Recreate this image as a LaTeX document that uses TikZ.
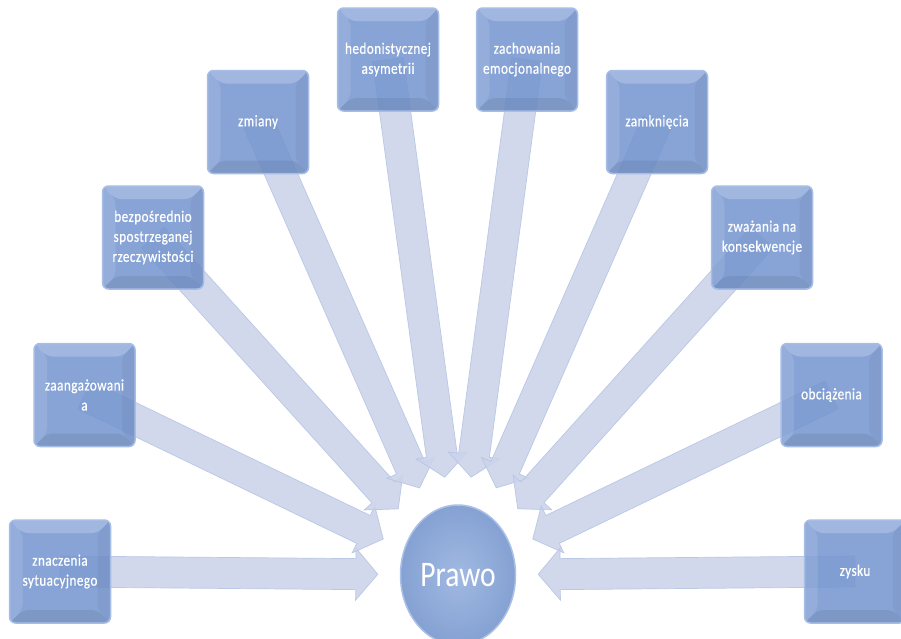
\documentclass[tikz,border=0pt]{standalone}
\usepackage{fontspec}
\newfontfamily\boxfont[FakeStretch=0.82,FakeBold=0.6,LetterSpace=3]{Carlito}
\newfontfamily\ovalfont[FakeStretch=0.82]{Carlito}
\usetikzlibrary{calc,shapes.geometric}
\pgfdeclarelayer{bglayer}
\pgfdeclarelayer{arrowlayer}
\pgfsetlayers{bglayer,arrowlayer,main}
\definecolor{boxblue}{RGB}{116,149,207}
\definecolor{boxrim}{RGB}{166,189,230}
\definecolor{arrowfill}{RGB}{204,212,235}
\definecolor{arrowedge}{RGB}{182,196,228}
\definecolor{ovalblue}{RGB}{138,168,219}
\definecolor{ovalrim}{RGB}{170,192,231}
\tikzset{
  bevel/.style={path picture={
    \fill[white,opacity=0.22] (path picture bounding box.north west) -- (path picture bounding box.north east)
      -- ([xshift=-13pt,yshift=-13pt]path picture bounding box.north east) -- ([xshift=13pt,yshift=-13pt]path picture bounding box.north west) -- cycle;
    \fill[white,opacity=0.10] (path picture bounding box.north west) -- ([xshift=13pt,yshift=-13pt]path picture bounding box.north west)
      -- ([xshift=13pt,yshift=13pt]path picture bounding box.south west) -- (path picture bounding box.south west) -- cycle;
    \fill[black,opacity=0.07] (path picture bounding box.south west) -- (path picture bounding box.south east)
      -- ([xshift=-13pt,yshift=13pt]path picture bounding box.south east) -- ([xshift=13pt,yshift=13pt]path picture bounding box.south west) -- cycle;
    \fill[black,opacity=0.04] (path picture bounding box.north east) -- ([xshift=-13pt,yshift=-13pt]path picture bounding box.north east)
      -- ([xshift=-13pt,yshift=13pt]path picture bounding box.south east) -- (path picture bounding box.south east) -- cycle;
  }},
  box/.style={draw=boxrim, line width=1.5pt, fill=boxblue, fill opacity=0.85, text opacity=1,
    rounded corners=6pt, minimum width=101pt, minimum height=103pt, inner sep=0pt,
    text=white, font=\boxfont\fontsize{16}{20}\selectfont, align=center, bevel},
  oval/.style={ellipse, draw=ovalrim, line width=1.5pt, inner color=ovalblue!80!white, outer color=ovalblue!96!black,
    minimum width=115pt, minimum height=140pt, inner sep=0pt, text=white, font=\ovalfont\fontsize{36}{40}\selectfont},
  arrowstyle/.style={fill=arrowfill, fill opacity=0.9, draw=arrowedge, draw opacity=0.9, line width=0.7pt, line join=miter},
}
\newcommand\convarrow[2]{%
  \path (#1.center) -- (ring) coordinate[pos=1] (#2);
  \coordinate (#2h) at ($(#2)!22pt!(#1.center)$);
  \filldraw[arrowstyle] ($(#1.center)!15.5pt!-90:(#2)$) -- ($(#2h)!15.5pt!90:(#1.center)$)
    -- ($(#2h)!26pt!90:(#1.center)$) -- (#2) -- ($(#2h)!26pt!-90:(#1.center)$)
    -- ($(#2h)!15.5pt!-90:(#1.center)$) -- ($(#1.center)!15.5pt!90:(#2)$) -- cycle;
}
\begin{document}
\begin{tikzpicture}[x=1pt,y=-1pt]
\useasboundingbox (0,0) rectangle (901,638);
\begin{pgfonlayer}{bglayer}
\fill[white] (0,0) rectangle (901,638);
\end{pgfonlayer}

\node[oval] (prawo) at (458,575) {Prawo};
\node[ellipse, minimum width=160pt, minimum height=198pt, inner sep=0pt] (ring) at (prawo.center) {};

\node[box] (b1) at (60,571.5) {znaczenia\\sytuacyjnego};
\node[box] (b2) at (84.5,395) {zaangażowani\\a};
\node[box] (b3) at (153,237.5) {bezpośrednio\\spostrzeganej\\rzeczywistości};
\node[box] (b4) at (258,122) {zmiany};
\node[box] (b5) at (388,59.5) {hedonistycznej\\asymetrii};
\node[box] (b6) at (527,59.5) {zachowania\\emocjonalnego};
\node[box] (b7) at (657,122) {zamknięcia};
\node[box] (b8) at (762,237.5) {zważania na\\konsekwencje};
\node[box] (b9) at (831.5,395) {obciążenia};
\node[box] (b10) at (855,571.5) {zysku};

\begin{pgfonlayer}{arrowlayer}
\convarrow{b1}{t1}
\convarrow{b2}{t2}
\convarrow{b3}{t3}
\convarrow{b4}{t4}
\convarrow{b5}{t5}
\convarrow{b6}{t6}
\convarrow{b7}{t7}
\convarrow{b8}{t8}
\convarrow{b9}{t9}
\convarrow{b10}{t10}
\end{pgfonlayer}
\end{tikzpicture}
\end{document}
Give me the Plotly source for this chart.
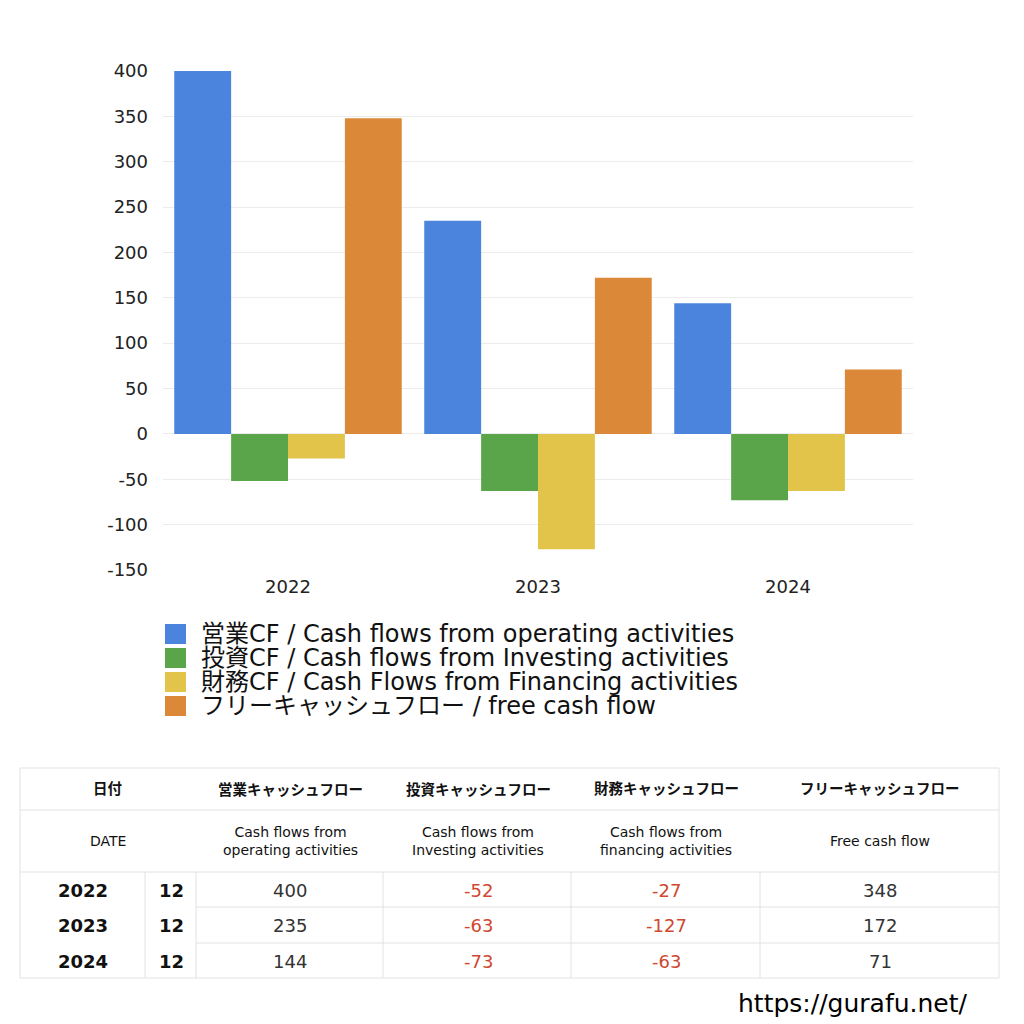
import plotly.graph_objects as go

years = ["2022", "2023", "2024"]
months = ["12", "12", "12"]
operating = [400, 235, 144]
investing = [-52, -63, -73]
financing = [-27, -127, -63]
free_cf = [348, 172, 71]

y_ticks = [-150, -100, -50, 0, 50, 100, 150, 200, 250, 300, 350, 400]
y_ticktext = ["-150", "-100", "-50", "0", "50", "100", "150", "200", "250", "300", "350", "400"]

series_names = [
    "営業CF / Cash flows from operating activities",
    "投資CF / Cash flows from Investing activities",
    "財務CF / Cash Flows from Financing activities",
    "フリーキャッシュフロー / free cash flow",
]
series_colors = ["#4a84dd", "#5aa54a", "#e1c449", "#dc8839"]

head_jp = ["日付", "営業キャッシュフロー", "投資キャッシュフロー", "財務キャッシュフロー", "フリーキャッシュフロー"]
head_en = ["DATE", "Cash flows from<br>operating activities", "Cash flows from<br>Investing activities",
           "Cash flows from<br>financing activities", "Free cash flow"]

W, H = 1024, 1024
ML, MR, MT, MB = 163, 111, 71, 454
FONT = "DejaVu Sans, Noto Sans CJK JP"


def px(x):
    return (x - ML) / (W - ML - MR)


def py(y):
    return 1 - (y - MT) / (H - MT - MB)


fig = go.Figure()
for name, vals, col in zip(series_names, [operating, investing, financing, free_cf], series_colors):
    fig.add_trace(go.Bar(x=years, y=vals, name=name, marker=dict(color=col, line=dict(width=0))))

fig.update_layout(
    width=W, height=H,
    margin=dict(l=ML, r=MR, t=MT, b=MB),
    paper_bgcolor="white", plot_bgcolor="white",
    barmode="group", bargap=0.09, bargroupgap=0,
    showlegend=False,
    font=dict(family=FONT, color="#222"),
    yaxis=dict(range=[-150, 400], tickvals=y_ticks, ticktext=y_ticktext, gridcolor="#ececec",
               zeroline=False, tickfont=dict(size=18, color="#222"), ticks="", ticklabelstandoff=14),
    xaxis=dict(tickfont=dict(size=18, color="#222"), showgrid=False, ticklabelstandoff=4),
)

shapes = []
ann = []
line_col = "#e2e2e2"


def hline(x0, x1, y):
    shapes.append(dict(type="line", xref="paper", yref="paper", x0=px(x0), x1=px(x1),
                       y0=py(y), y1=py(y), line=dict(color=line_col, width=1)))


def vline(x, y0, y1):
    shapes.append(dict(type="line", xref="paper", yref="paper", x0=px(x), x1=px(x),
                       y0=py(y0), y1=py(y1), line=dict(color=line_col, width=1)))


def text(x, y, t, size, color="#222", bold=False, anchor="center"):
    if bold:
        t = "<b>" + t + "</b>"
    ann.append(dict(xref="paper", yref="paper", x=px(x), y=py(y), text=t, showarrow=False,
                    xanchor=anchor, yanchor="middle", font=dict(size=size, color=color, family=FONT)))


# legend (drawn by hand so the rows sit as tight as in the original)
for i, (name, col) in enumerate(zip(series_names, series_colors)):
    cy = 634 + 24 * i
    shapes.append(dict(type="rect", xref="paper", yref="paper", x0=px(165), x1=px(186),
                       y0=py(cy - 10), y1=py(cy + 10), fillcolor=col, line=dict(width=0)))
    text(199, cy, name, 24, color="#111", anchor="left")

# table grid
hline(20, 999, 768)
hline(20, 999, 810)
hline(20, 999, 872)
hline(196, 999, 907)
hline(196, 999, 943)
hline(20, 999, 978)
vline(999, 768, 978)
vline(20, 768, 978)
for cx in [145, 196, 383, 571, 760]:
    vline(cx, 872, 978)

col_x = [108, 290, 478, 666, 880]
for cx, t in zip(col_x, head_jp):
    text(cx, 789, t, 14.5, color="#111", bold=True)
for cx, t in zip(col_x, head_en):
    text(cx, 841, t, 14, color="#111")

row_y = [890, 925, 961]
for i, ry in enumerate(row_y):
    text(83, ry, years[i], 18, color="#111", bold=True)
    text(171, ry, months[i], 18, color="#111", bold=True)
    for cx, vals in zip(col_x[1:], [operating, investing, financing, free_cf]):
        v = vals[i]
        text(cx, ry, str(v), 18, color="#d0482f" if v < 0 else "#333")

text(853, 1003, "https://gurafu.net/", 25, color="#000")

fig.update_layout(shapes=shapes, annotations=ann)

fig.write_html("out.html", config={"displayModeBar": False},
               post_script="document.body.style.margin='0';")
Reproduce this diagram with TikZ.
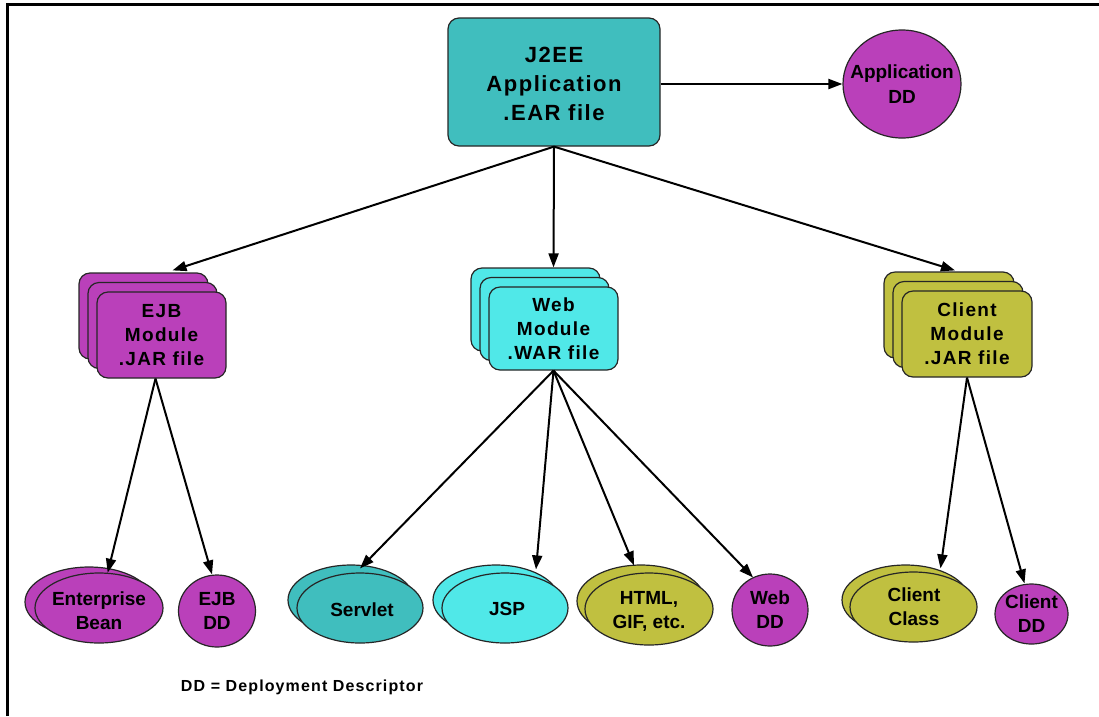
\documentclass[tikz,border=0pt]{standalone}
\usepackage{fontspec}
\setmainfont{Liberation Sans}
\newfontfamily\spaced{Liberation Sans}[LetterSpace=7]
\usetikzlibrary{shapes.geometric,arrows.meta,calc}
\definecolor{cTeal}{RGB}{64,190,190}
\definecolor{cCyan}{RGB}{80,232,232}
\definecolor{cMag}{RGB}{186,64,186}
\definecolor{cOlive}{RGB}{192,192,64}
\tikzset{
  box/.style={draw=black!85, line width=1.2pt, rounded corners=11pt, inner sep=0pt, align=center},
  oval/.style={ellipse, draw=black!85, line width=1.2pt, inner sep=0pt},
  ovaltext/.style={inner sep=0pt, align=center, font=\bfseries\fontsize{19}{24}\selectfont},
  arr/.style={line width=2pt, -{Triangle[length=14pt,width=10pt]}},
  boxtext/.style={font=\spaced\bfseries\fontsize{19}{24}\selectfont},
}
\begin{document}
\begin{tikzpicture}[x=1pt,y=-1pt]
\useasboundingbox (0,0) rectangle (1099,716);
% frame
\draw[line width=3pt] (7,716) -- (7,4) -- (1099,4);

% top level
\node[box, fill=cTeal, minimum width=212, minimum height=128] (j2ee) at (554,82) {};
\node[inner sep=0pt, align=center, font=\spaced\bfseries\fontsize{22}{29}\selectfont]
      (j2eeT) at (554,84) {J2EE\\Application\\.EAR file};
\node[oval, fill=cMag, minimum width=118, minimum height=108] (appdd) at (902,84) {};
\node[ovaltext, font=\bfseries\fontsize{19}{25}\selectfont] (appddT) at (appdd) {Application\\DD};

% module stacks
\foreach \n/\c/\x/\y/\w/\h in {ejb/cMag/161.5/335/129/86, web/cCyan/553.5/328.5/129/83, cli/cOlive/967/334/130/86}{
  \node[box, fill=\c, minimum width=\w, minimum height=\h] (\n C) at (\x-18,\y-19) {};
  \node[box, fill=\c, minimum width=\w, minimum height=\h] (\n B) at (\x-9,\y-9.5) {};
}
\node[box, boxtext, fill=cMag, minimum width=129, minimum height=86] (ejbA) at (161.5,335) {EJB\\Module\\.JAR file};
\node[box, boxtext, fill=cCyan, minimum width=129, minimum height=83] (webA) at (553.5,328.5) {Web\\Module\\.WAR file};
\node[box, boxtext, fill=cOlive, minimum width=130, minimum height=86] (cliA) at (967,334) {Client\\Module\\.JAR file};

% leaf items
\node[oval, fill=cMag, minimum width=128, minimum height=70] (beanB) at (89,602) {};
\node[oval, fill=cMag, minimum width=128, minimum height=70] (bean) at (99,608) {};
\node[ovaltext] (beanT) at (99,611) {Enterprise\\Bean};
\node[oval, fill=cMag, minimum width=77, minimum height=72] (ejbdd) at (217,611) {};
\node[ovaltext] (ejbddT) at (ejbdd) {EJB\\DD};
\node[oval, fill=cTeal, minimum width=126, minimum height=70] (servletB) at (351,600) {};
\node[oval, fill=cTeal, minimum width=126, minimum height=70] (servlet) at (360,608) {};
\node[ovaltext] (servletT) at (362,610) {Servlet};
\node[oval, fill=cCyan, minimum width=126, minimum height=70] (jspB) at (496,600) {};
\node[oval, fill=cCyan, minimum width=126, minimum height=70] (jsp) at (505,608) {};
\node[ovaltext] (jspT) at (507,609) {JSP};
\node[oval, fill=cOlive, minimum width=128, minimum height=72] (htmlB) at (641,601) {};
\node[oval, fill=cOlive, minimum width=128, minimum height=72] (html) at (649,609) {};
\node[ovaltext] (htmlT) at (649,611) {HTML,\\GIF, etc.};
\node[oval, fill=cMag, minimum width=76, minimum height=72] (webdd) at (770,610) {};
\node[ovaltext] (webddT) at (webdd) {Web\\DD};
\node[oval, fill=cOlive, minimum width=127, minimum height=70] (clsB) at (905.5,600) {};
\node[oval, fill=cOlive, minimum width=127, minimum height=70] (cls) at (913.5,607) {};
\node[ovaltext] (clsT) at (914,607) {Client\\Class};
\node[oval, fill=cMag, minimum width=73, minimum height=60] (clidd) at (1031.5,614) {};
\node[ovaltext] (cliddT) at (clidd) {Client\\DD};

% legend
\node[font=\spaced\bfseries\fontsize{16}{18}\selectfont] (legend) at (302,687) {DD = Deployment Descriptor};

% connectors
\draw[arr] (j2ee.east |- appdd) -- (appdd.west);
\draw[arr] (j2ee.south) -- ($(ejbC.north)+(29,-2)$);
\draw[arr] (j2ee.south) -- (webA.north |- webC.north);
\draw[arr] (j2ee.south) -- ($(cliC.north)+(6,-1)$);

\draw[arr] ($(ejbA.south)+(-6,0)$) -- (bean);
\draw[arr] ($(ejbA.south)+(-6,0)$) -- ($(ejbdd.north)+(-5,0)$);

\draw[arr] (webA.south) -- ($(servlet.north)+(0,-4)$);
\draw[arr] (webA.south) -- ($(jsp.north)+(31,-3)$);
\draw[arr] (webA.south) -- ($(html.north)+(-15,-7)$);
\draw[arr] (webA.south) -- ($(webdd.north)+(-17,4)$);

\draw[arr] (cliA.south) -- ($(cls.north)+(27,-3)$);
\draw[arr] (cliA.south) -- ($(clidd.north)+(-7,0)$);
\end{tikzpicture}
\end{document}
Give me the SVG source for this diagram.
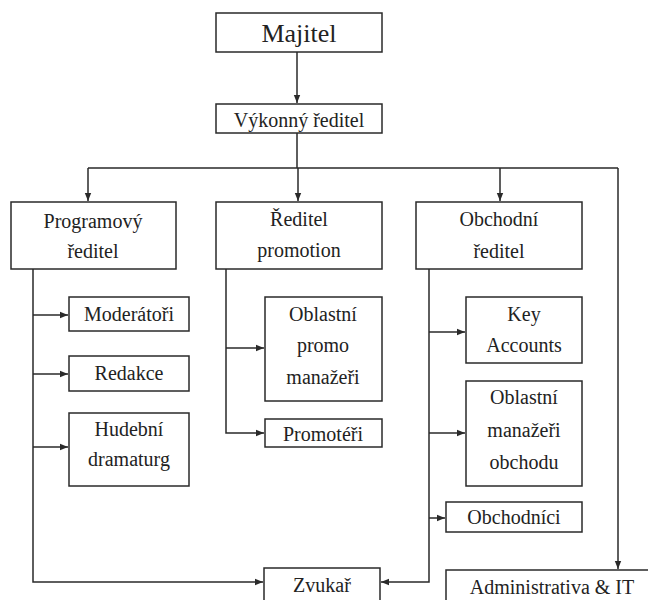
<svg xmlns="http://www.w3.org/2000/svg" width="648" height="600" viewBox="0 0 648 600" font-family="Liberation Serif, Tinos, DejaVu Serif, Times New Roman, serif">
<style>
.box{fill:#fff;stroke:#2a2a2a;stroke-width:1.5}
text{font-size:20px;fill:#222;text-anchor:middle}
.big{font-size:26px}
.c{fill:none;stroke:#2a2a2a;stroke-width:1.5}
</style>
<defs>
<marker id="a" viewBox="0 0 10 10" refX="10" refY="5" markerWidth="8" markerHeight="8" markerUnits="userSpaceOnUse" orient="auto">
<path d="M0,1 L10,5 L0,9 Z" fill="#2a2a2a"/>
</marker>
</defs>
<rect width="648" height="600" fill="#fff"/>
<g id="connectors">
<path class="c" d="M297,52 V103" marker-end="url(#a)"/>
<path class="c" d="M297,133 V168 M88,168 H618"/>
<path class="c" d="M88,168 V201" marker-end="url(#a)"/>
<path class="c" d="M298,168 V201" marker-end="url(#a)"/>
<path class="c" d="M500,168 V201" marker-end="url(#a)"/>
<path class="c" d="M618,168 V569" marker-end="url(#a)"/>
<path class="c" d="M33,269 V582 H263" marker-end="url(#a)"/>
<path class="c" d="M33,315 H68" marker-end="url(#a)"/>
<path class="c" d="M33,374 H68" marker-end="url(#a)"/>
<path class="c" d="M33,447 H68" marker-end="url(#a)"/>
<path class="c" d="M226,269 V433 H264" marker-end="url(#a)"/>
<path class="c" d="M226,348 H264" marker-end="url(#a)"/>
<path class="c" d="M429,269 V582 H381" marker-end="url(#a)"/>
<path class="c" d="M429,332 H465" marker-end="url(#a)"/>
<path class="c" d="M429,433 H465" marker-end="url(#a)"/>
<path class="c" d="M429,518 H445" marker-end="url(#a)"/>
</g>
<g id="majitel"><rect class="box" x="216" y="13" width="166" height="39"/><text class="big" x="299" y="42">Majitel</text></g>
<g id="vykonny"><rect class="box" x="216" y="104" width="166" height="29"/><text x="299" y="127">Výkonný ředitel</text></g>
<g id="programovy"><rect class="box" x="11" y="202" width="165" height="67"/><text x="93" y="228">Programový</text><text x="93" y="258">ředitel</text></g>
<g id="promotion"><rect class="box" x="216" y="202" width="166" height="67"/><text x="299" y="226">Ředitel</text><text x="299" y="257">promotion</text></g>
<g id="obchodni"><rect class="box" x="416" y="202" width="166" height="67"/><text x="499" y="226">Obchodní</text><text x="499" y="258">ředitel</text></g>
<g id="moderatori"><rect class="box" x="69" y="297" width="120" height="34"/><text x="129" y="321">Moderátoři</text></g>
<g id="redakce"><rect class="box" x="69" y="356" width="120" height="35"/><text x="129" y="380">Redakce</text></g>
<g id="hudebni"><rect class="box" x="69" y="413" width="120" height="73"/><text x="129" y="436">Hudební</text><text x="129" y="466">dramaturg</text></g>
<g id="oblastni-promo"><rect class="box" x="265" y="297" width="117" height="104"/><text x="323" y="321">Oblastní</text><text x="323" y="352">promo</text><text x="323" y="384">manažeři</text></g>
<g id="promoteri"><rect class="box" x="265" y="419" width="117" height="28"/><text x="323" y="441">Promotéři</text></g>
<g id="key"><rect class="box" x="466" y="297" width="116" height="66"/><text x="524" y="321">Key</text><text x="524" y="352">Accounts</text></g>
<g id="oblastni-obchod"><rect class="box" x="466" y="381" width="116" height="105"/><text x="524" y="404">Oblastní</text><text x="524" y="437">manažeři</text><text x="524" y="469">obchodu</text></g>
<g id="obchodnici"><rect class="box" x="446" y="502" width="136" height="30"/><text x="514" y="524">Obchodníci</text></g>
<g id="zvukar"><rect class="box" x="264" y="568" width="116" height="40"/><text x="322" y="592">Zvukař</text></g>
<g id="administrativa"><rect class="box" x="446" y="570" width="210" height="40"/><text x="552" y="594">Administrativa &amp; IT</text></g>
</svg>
◇ ◇ ◇ ◇ ◇ ◇ ◇
Whichever lines contain the string "this", select and copy them.

Recreate this image as a LaTeX document that uses TikZ.
Give me the Plotly source for this chart.
Reproduce this diagram with TikZ.
Give me the SVG source for this diagram.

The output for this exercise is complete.